1b. Approach (from AD-416):
Six winter hay feeding sites will be identified and partitioned into halves along a line that produces the greatest degree of symmetry as determined visually. One half at each site, chosen randomly, will be treated with 25 g of Neporex 2 SG granules per square meter (=0.5 g Cyromazine / square meter) on approximately 1 May. Control halves will remain untreated. Three emergence traps (0.5 x 0.5 m) will be placed on each half of each site on approximately 15 May. Sites will be enclosed with electric fence to exclude cattle. Traps will be serviced twice weekly and relocated every 2 weeks through approximately 31 July. Collected flies will be sexed and counted. Differences in collections from emergence traps in treated and control areas will be evaluated with Poisson Regression. Temporal differences in emergence patterns will be evaluated by comparisons of empirical distribution functions with the Kolmogorov-Smirnov Test.
3. Progress Report:
The efficacy of cyromazine (Neporex 2sg) for the control of stable flies developing in sites where supplemental hay was provided cattle during the winter was evaluated.
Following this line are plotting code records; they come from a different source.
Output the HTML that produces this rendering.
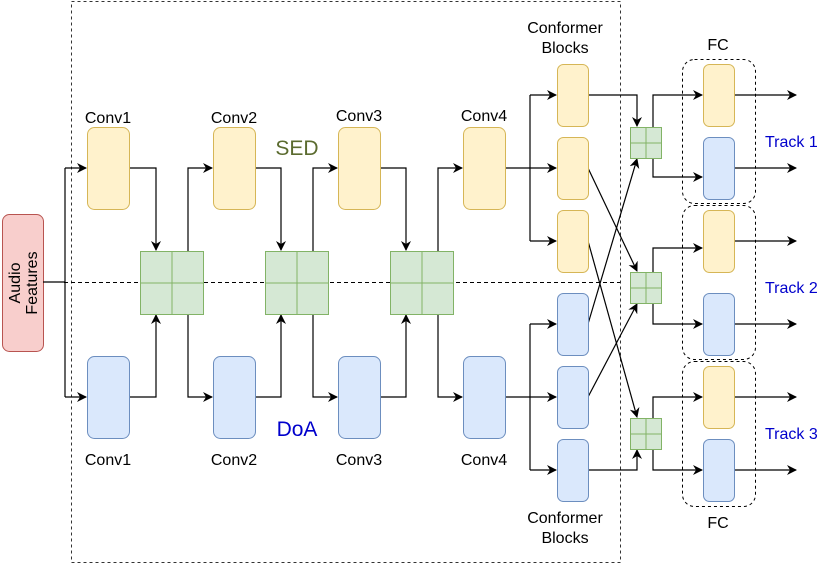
<!DOCTYPE html>
<html><head><meta charset="utf-8"><style>
html,body{margin:0;padding:0;background:#fff;}
svg{display:block;font-family:"Liberation Sans",Arial,sans-serif;}
</style></head><body>
<svg width="831" height="567" viewBox="0 0 831 567" xmlns="http://www.w3.org/2000/svg">
<defs>
<marker id="a" viewBox="0 0 10 10" refX="9" refY="5" markerWidth="10" markerHeight="10" markerUnits="userSpaceOnUse" orient="auto">
<path d="M0,0 L10,5 L0,10 L3,5 z" fill="#000"/></marker>
</defs>
<rect x="71.5" y="1.5" width="549" height="561" fill="none" stroke="#333" stroke-dasharray="3,3"/>
<line x1="64" y1="282.5" x2="620" y2="282.5" stroke="#000" stroke-dasharray="4,3"/>
<g fill="none" stroke="#000" stroke-dasharray="3,3">
<rect x="682.5" y="59.5" width="73" height="144" rx="12"/>
<rect x="682.5" y="205.5" width="73" height="154" rx="12"/>
<rect x="682.5" y="361.5" width="73" height="145" rx="12"/>
</g>
<rect x="2.5" y="214.5" width="41" height="137" rx="7" fill="#f8cecc" stroke="#b85450"/>
<text transform="translate(20,283) rotate(-90)" text-anchor="middle" font-size="16">Audio</text>
<text transform="translate(37,283) rotate(-90)" text-anchor="middle" font-size="16">Features</text>
<g fill="none" stroke="#000" stroke-width="1.2">
<path d="M43,282 H65 M65,168 V397"/>
<path d="M65,168 H86" marker-end="url(#a)"/>
<path d="M65,397 H86" marker-end="url(#a)"/>
<path d="M129,168 H156 V250" marker-end="url(#a)"/>
<path d="M129,397 H156 V315" marker-end="url(#a)"/>
<path d="M188,251 V168 H212" marker-end="url(#a)"/>
<path d="M188,314 V397 H212" marker-end="url(#a)"/>
<path d="M255,168 H281 V250" marker-end="url(#a)"/>
<path d="M255,397 H281 V315" marker-end="url(#a)"/>
<path d="M313,251 V168 H337" marker-end="url(#a)"/>
<path d="M313,314 V397 H337" marker-end="url(#a)"/>
<path d="M380,168 H406 V250" marker-end="url(#a)"/>
<path d="M380,397 H406 V315" marker-end="url(#a)"/>
<path d="M438,251 V168 H462" marker-end="url(#a)"/>
<path d="M438,314 V397 H462" marker-end="url(#a)"/>
<path d="M504,168 H530 M530,95 V241 M504,397 H530 M530,324 V470"/>
<path d="M530,95 H556" marker-end="url(#a)"/>
<path d="M530,168 H556" marker-end="url(#a)"/>
<path d="M530,241 H556" marker-end="url(#a)"/>
<path d="M530,324 H556" marker-end="url(#a)"/>
<path d="M530,397 H556" marker-end="url(#a)"/>
<path d="M530,470 H556" marker-end="url(#a)"/>
<path d="M588,95 H637 V126" marker-end="url(#a)"/>
<path d="M588,470 H637 V450" marker-end="url(#a)"/>
<path d="M588,168 L637,271" marker-end="url(#a)"/>
<path d="M588,241 L637,417" marker-end="url(#a)"/>
<path d="M588,324 L637,159" marker-end="url(#a)"/>
<path d="M588,397 L637,304" marker-end="url(#a)"/>
<path d="M653,127 V95 H702" marker-end="url(#a)"/>
<path d="M653,158 V177 H702" marker-end="url(#a)"/>
<path d="M653,272 V248 H702" marker-end="url(#a)"/>
<path d="M653,303 V324 H702" marker-end="url(#a)"/>
<path d="M653,418 V397 H702" marker-end="url(#a)"/>
<path d="M653,449 V470 H702" marker-end="url(#a)"/>
<path d="M734,95 H796" marker-end="url(#a)"/>
<path d="M734,168 H796" marker-end="url(#a)"/>
<path d="M734,241 H796" marker-end="url(#a)"/>
<path d="M734,324 H796" marker-end="url(#a)"/>
<path d="M734,397 H796" marker-end="url(#a)"/>
<path d="M734,470 H796" marker-end="url(#a)"/>
</g>
<g fill="#fff2cc" stroke="#d6b656">
<rect x="87.5" y="127.5" width="42" height="82" rx="7"/>
<rect x="213.5" y="127.5" width="42" height="82" rx="7"/>
<rect x="338.5" y="127.5" width="42" height="82" rx="7"/>
<rect x="463.5" y="127.5" width="42" height="82" rx="7"/>
<rect x="557.5" y="64.5" width="31" height="62" rx="6"/>
<rect x="557.5" y="137.5" width="31" height="62" rx="6"/>
<rect x="557.5" y="210.5" width="31" height="62" rx="6"/>
<rect x="703.5" y="64.5" width="31" height="62" rx="6"/>
<rect x="703.5" y="210.5" width="31" height="62" rx="6"/>
<rect x="703.5" y="366.5" width="31" height="62" rx="6"/>
</g>
<g fill="#dae8fc" stroke="#6c8ebf">
<rect x="87.5" y="356.5" width="42" height="82" rx="7"/>
<rect x="213.5" y="356.5" width="42" height="82" rx="7"/>
<rect x="338.5" y="356.5" width="42" height="82" rx="7"/>
<rect x="463.5" y="356.5" width="42" height="82" rx="7"/>
<rect x="557.5" y="293.5" width="31" height="62" rx="6"/>
<rect x="557.5" y="366.5" width="31" height="62" rx="6"/>
<rect x="557.5" y="439.5" width="31" height="62" rx="6"/>
<rect x="703.5" y="137.5" width="31" height="62" rx="6"/>
<rect x="703.5" y="293.5" width="31" height="62" rx="6"/>
<rect x="703.5" y="439.5" width="31" height="62" rx="6"/>
</g>
<g fill="#d5e8d4" stroke="#82b366">
<rect x="140.5" y="251.5" width="63" height="63"/><path d="M172,251 V315 M140,283 H204"/>
<rect x="265.5" y="251.5" width="63" height="63"/><path d="M297,251 V315 M265,283 H329"/>
<rect x="390.5" y="251.5" width="63" height="63"/><path d="M422,251 V315 M390,283 H454"/>
<rect x="630.5" y="127.5" width="31" height="31"/><path d="M646,127 V159 M630,143 H662"/>
<rect x="630.5" y="272.5" width="31" height="31"/><path d="M646,272 V304 M630,288 H662"/>
<rect x="630.5" y="418.5" width="31" height="31"/><path d="M646,418 V450 M630,434 H662"/>
</g>
<g font-size="16" text-anchor="middle" fill="#000">
<text x="108" y="123">Conv1</text><text x="234" y="123">Conv2</text>
<text x="359" y="121">Conv3</text><text x="484" y="121">Conv4</text>
<text x="108" y="465">Conv1</text><text x="234" y="465">Conv2</text>
<text x="359" y="465">Conv3</text><text x="484" y="465">Conv4</text>
<text x="565" y="33">Conformer</text><text x="565" y="53">Blocks</text>
<text x="565" y="523">Conformer</text><text x="565" y="543">Blocks</text>
<text x="718" y="50">FC</text><text x="718" y="528">FC</text>
</g>
<text x="297" y="155" font-size="21" text-anchor="middle" fill="#5b6b2f">SED</text>
<text x="297" y="436" font-size="21" text-anchor="middle" fill="#0000cc">DoA</text>
<g font-size="16" fill="#0000cc">
<text x="765" y="147">Track 1</text>
<text x="765" y="293">Track 2</text>
<text x="765" y="439">Track 3</text>
</g>
</svg>
</body></html>
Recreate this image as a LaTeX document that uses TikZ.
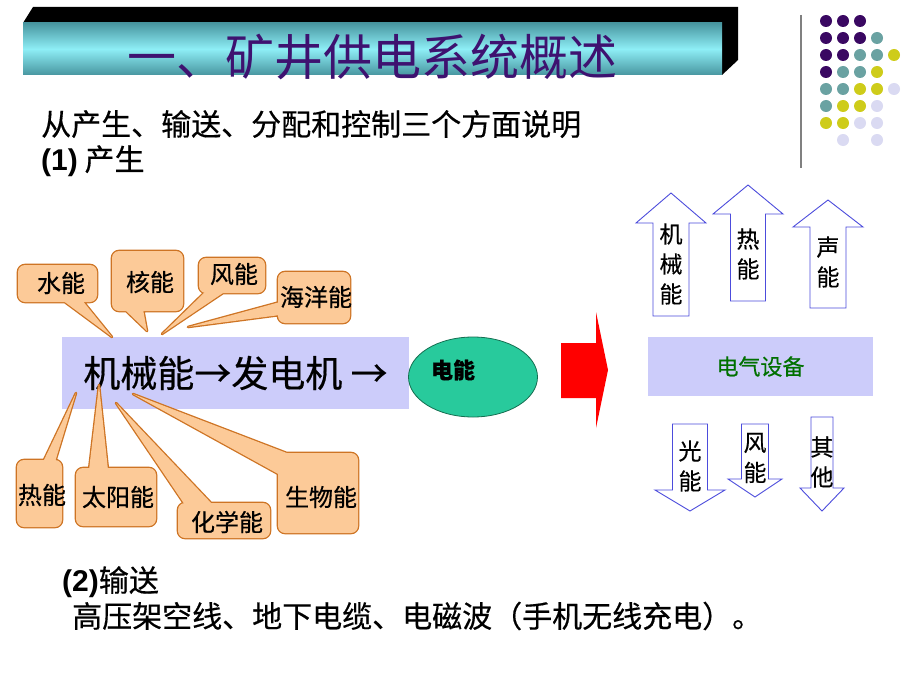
\documentclass[tikz,border=0pt]{standalone}
\usepackage{fontspec}
\setmainfont{Noto Sans CJK SC}[FakeBold=0.45]
\newfontfamily\thinfont{Noto Sans CJK SC}
\newfontfamily\arialfont{Liberation Sans}
\usetikzlibrary{shapes.geometric}

\definecolor{lavender}{RGB}{204,204,250}
\definecolor{peach}{RGB}{252,202,152}
\definecolor{peachline}{RGB}{206,116,36}
\definecolor{eggreen}{RGB}{40,202,156}
\definecolor{egborder}{RGB}{20,110,80}
\definecolor{arrowblue}{RGB}{76,76,220}
\definecolor{titlepurple}{RGB}{62,18,112}
\definecolor{cyanlight}{RGB}{142,238,246}
\definecolor{cyandark}{RGB}{72,150,160}
\definecolor{devgreen}{RGB}{0,112,0}
% Farben der Punkte
\definecolor{dotP}{RGB}{58,8,98}
\definecolor{dotT}{RGB}{106,162,162}
\definecolor{dotY}{RGB}{206,204,26}
\definecolor{dotL}{RGB}{218,218,242}
\definecolor{dotN}{RGB}{255,255,255}

% Sprechblase: Ecke1, Ecke2, Fuss1, Spitze, Fuss2
\newcommand{\callout}[5]{%
  \draw[callline] [rounded corners=7pt] (#1) rectangle (#2) [sharp corners] (#3) -- (#4) -- (#5);
  \fill[peach] [rounded corners=7pt] (#1) rectangle (#2);
  \fill[peach] (#3) -- (#4) -- (#5) -- cycle;}

% Blockpfeil: Mitte x, halbe Schaftbreite, halbe Kopfbreite, y Ende, y Kopf, y Spitze
\newcommand{\blockarrow}[6]{%
  \draw[blockarr] (#1-#2,#4) -- (#1-#2,#5) -- (#1-#3,#5) -- (#1,#6) -- (#1+#3,#5)
    -- (#1+#2,#5) -- (#1+#2,#4) -- cycle;}

\begin{document}
\begin{tikzpicture}[x=1pt, y=-1pt,
  callline/.style={draw=peachline, line width=2.6pt, line join=round},
  calltext/.style={font=\fontsize{24}{28}\selectfont, inner sep=0pt},
  blockarr/.style={draw=arrowblue, fill=white, line width=0.9pt},
  arrtext/.style={font=\fontsize{23}{30}\selectfont, align=center, inner sep=0pt},
  bigtext/.style={font=\fontsize{30}{34}\selectfont, anchor=west, inner sep=0pt}]

\useasboundingbox (0,0) rectangle (920,690);
\fill[white] (0,0) rectangle (920,690);

% Titelbalken
\fill[black] (23,23) -- (33,7) -- (738,7) -- (738,60) -- (722,75) -- (722,23) -- cycle;
\shade[top color=cyandark, bottom color=cyandark, middle color=cyanlight] (23,23) rectangle (722,75);
\node[font=\thinfont\fontsize{49}{52}\selectfont, text=titlepurple, inner sep=0pt] (title) at (372,57) {一、矿井供电系统概述};

% Linie und Punkte rechts oben
\draw[gray, line width=1.5pt] (801,15) -- (801,168);
\foreach \r/\dotrow in {1/{P,P,P}, 2/{P,P,P,T}, 3/{P,P,T,T,Y}, 4/{P,T,T,Y},
    5/{T,T,Y,Y,L}, 6/{T,Y,Y,L}, 7/{Y,Y,L,L}, 8/{N,L,N,L}}
  \foreach \d [count=\c] in \dotrow
    \fill[dot\d] (809+17*\c, 4+17*\r) circle (6);

% Text oben
\node[bigtext] (intro) at (41,124) {从产生、输送、分配和控制三个方面说明};
\node[bigtext] (produce) at (41,161) {{\arialfont\bfseries (1)} 产生};

% Hauptkasten
\node[fill=lavender, minimum width=347pt, minimum height=72pt, inner sep=0pt,
  font=\fontsize{37}{40}\selectfont] (machine) at (235.5,373) {机械能→发电机 →};

% Sprechblasen
\callout{18,265}{97,302}{62,300}{112,337}{82,300}
\node[calltext] (water) at (61,283) {水能};
\callout{112,251}{183,311}{124,309}{147,331}{143,309}
\node[calltext] (nuclear) at (150,282) {核能};
\callout{199,258}{265,293}{206,291}{162,334}{226,291}
\node[calltext] (wind) at (234,274) {风能};
\callout{278,272}{350,323}{280,302}{188,327}{280,315}
\node[calltext] (ocean) at (316,297) {海洋能};
\callout{17,460}{62,527}{43,462}{76,393}{55,462}
\node[calltext] (heat) at (42,495) {热能};
\callout{76,468}{156,526}{89,470}{99,385}{108,470}
\node[calltext] (solar) at (118,497) {太阳能};
\callout{178,503}{270,538}{185,505}{116,403}{213,505}
\node[calltext] (chemical) at (227,522) {化学能};
\callout{278,453}{358,533}{292,455}{133,394}{280,475}
\node[calltext] (bio) at (321,497) {生物能};

% Elektrische Energie
\node[ellipse, fill=eggreen, draw=egborder, line width=0.8pt, minimum width=129pt,
  minimum height=80pt, inner sep=0pt] (power) at (473,377) {};
\node[font=\fontsize{22}{24}\selectfont\bfseries, inner sep=0pt] (powertext) at (453,370) {电能};

% roter Pfeil
\fill[red] (561,343) -- (596,343) -- (596,312) -- (608,370) -- (596,428) -- (596,398) -- (561,398) -- cycle;

% Verbraucher
\node[fill=lavender, minimum width=225pt, minimum height=59pt, inner sep=0pt,
  font=\fontsize{22}{24}\selectfont, text=devgreen] (device) at (760.5,366.5) {电气设备};

% Pfeile nach oben
\blockarrow{671}{18}{35}{316}{223}{193}
\node[arrtext] (mech) at (671,264) {机\\械\\能};
\blockarrow{748}{17.5}{35}{301}{214}{185}
\node[arrtext] (heatout) at (748,254) {热\\能};
\blockarrow{828}{18}{35}{308}{227}{200}
\node[arrtext] (sound) at (828,262) {声\\能};

% Pfeile nach unten
\blockarrow{690}{17.5}{35}{424}{490}{511}
\node[arrtext] (light) at (690,466) {光\\能};
\blockarrow{755}{13.5}{27}{424}{479}{497}
\node[arrtext] (windout) at (755,458) {风\\能};
\blockarrow{822}{11}{22}{417}{488}{511}
\node[arrtext] (other) at (822,462) {其\\他};

% Text unten
\node[bigtext] (transmit) at (62,582) {{\arialfont\bfseries(2)}输送};
\node[bigtext] (lines) at (72,616) {高压架空线、地下电缆、电磁波（手机无线充电）。};
\end{tikzpicture}
\end{document}
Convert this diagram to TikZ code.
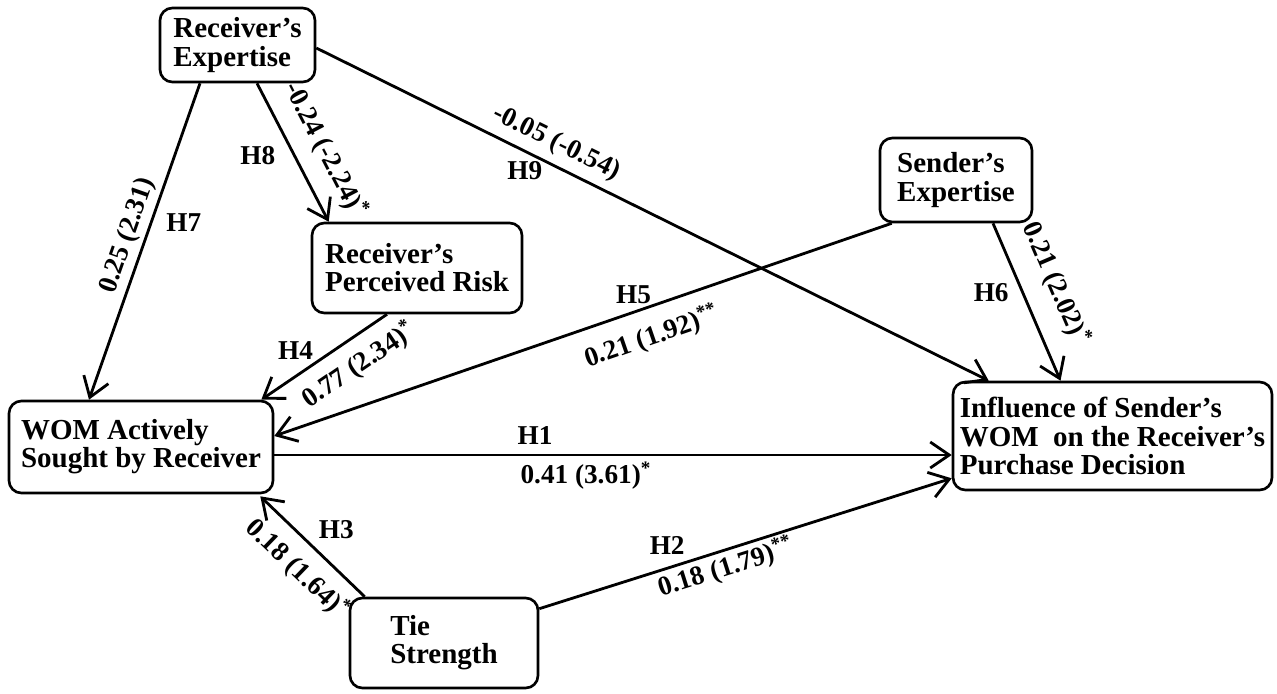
\documentclass[tikz,border=0pt]{standalone}
\usepackage{fontspec}
\setmainfont{Liberation Serif}
\usetikzlibrary{arrows.meta,positioning,calc}

\begin{document}
\begin{tikzpicture}[
    x=0.02cm, y=-0.02cm,
    box/.style={draw, line width=1.5pt, rounded corners=7pt, align=left, inner sep=2pt, font=\fontsize{16.5}{16}\selectfont\bfseries},
    arr/.style={-{Straight Barb[length=0.38cm,width=0.52cm]}, line width=1.6pt},
    lbl/.style={font=\fontsize{15.5}{16}\selectfont\bfseries, inner sep=1pt}
  ]
    \useasboundingbox (0,0) rectangle (1277,693);
    \node[box, minimum width=3.1cm, minimum height=1.48cm] (recexp) at (237.5,45) {Receiver's\\Expertise};
    \node[box, minimum width=4.2cm, minimum height=1.8cm] (recrisk) at (417,268) {Receiver's\\Perceived Risk};
    \node[box, minimum width=3.04cm, minimum height=1.68cm] (sendexp) at (956,180) {Sender's\\Expertise};
    \node[box, minimum width=5.28cm, minimum height=1.84cm] (wom) at (141,447) {WOM Actively\\Sought by Receiver};
    \node[box, minimum width=6.38cm, minimum height=2.16cm] (infl) at (1112.5,436) {Influence of Sender's\\WOM~ on the Receiver's\\Purchase Decision};
    \node[box, minimum width=3.76cm, minimum height=1.8cm] (tie) at (444,643) {Tie\\Strength};
    \draw[arr] ($(recexp.south)+(-37.5,0)$) -- node[lbl, sloped, above, inner ysep=0.08cm, pos=0.5] {0.25 (2.31)} node[lbl, right=0.24cm, pos=0.44] {H7} ($(wom.north)+(-52,0)$);
    \draw[arr] ($(recexp.south)+(19.5,0)$) -- node[lbl, sloped, above, inner ysep=0.3cm, pos=0.58] {-0.24 (-2.24)\textsuperscript{*}} node[lbl, left=0.32cm, pos=0.52] {H8} ($(recrisk.north west)+(18,0)$);
    \draw[arr] ($(recexp.east)+(0,3)$) -- node[lbl, sloped, above, inner ysep=0.15cm, pos=0.343] {-0.05 (-0.54)} node[lbl, below=0.14cm, pos=0.31] {H9} ($(infl.north west)+(37,0)$);
    \draw[arr] ($(recrisk.south)+(-30,0)$) -- node[lbl, sloped, below, inner ysep=0.22cm, pos=0.34] {0.77 (2.34)\textsuperscript{*}} node[lbl, left=0.36cm, pos=0.42] {H4} ($(wom.north east)+(-13,0)$);
    \draw[arr] ($(sendexp.south west)+(13,0)$) -- node[lbl, sloped, below, inner ysep=0.28cm, pos=0.404] {0.21 (1.92)\textsuperscript{**}} node[lbl, above=0.1cm, pos=0.418] {H5} ($(wom.east)+(0,-11)$);
    \draw[arr] ($(sendexp.south)+(37,0)$) -- node[lbl, sloped, above, inner ysep=0.38cm, pos=0.466] {0.21 (2.02)\textsuperscript{*}} node[lbl, left=0.22cm, pos=0.44] {H6} ($(infl.north)+(-52,0)$);
    \draw[arr] ($(wom.east)+(0,8)$) -- node[lbl, above=0.14cm, pos=0.385] {H1} node[lbl, below=0.08cm, pos=0.46] {0.41 (3.61)\textsuperscript{*}} ($(infl.west)+(0,19)$);
    \draw[arr] ($(tie.north east)+(0,12)$) -- node[lbl, above=0.22cm, pos=0.31] {H2} node[lbl, sloped, below, inner ysep=0.04cm, pos=0.44] {0.18 (1.79)\textsuperscript{**}} ($(infl.south west)+(0,-13)$);
    \draw[arr] ($(tie.north west)+(16,0)$) -- node[lbl, right=0.42cm, pos=0.67] {H3} node[lbl, sloped, below, inner ysep=0.23cm, pos=0.466] {0.18 (1.64)\textsuperscript{*}} ($(wom.south east)+(-14,2)$);
\end{tikzpicture}
\end{document}
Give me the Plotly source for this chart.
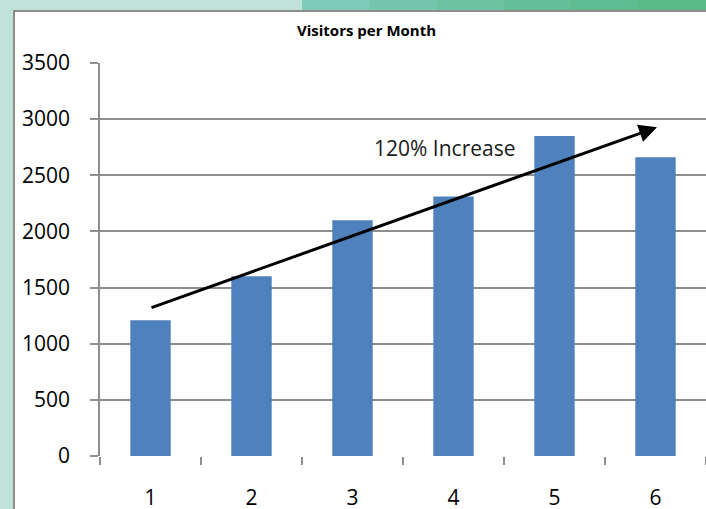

Cyromazine was applied at the rate of 0.5 g / square meter as granules or spray ( Neporex 2sg dissolved in water at the rate of 62.5 g / liter) on 21 May 2012. Because of the unusually warm spring, stable fly larvae, pupae, and emerging adults were present in the substrates at the time of treatment. Significant control (22%) was first observed 2 weeks after treatment. Control increased during the subsequent 2 weeks (69% and 90%) and achieved 100% 5 weeks after treatment. Stable fly emergence from control plots fell to very low levels after week 5 due to degradation of the substrate. Method of application, granules or spray, had no effect on the overall efficacy of cyromazine or the length of the lag between application and control.